I’m sure everyone here has experienced that too, where a small project just kinda grows.
An odd-ball reel that I’ve had for nearly sixty years is a Shakespeare Auto fly reel that was in Mr. Shakespeare’s canvas L.L. Bean duffle bag. It is a Tru-arT 1805 Model 32 that when I first got it had a top cover nut that was green like the trigger button. It was inlaid like terrazzo or mosaic, and whatever the binder was over the years had shrunk, crystalized, and fallen out. I’ve never seen another like it. I left it for decades and finally decided to “fix” it, not to deceive anyone, but since I’m the only living human being that knows what it originally looked like I felt restorative measures were called for. I took an old green plastic Shakespeare bait casting handle from the same vintage and ground it up in a blender, added epoxy, and grouted it in. After it hardened I carefully turned the aggregate down to the same surface as the nickel silver nut. I’m very pleased with the results and it looks exactly like it did when I first saw it in the early 1960’s.
So I took it apart and compared it to his other 1805 Model 32……

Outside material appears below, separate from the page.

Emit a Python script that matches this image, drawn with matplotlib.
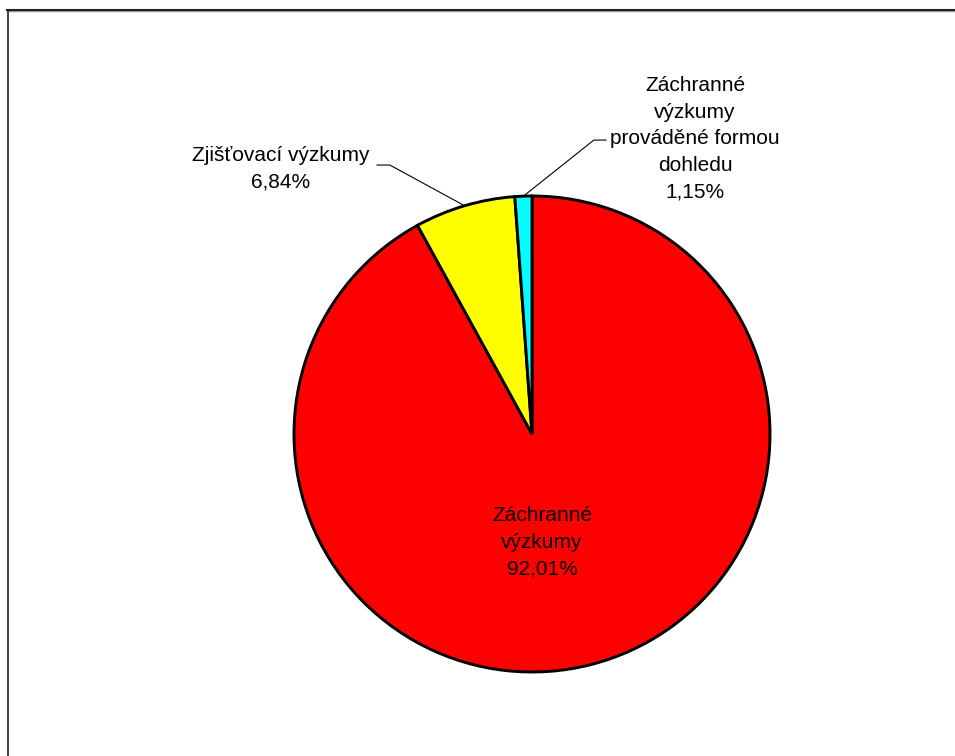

A separate cover over the gear works.


A different brake arm, and the main gear has a pawl and spring that engages the big coil drive spring. The typical 1805 Model 32 has the coil drive spring engagement tab on the gear, not the spring.



The earlier Automatics from the 1920’s had a top hat shaped spring cover, and these newer 1930 Autos had a lower profile cover allowing for a longer, narrower drive spring which made for easier winding and helped reduced the weight from 10 ounces to 8 ounces, but replacing the nickel silver headplate with an aluminum one was the real weight saver.